Gordon Fee, Pauline Christology: An Exegetical-Theological Study(Peabody, Mass: Hendrickson, 2007).
Paul’s Jewish Messianism is also brought to bear in the chapter, “Jesus: Jewish Messiah and Exalted Lord”. This is the second major piece of the Christology puzzle for Paul; in fact his understanding of Christ as ‘Lord’ is “the absolute heart of Pauline Christology” (558) according to Fee. Fee he first illustrates this by examining Paul’s significant uses of ‘Lord’ language in his letter greetings (eg. 1 Thess 1:1); to describe his Damascus Road experience (1 Cor 9:1); and as the primary confession of believers (Rom 10:9).
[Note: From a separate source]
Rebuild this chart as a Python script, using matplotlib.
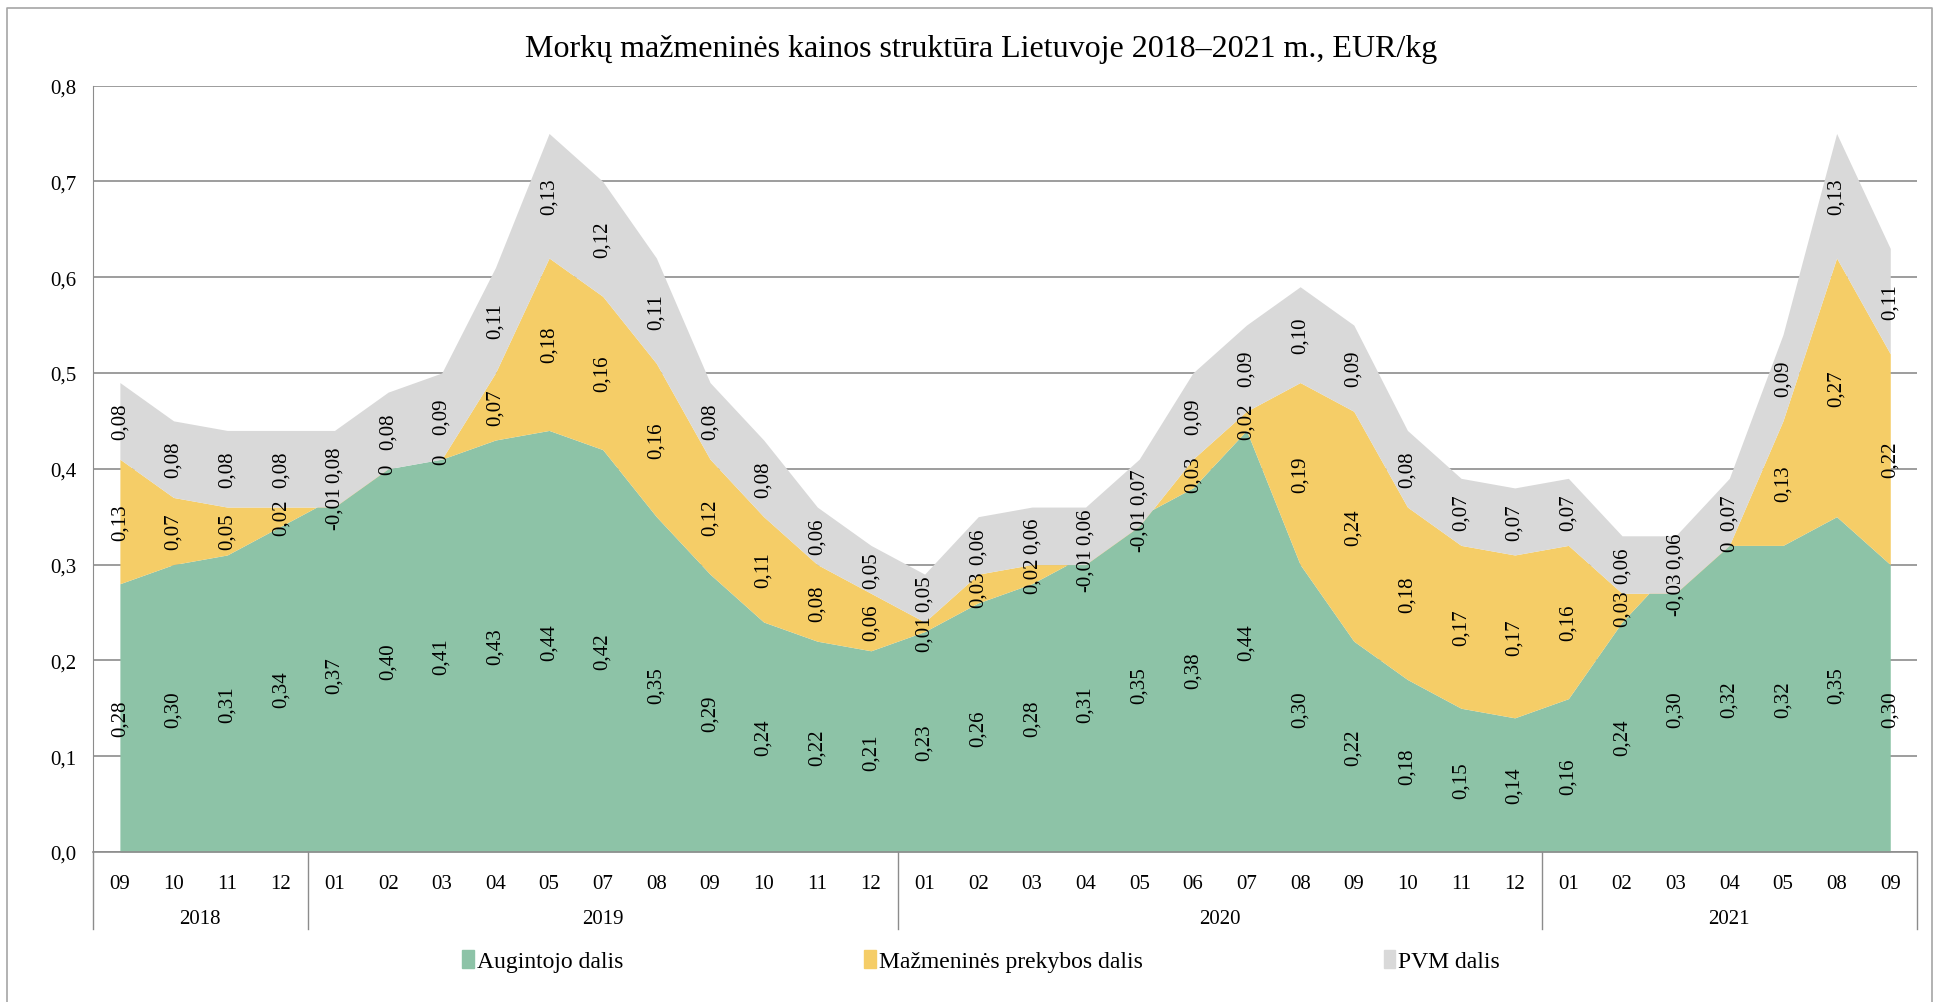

As with the previous chapter, Fee sees this language as Paul confirming the deity of Jesus without undermining his monotheism.
As with ‘son of God’, Fee contends that the title ‘Lord’ is drawn from eschatological expectations for the Messiah found in Psalm 110:1, which is found in four places in Paul: 1 Cor 15:27, Eph 1:20, Rom 8:34, and Col 3:1.
Next, Fee examines the intent behind the word ‘Lord’. Does Paul intend to mean an earthly lord or is he carrying over all of the divine understandings of the word as the Greek Septuagint’s translation of the Name (Yahweh)?
After surveying 1 Cor 8:6, Phil 2:10-11, Rom 10:9-13, and 1 Cor 1:2 Fee concludes that Paul identifies Christ with the Septuagint ‘Lord’, including all of the theological ‘weight’ that this name carries as the very name of God. Fee then examines Paul’s usage elsewhere, noting where Paul places Christ (as ‘Lord’) in contexts and roles that belong to God alone. This includes the day of the Lord, the coming of the Lord, the Lord as judge and the Lord as recipient of prayer. Fee then briefly overviews Paul’s citations or allusions to the Septuagint that have identified the ‘Lord’ (Yahweh in Hebrew) as the Lord Jesus Christ.
Fee asserts in his conclusion, “one can hardly miss the rich variety of ways Paul has included Christ in the divine identity by means of the name-turned-title “the Lord” (585). Contrary to those that claim otherwise, Paul had a very high Christology indeed.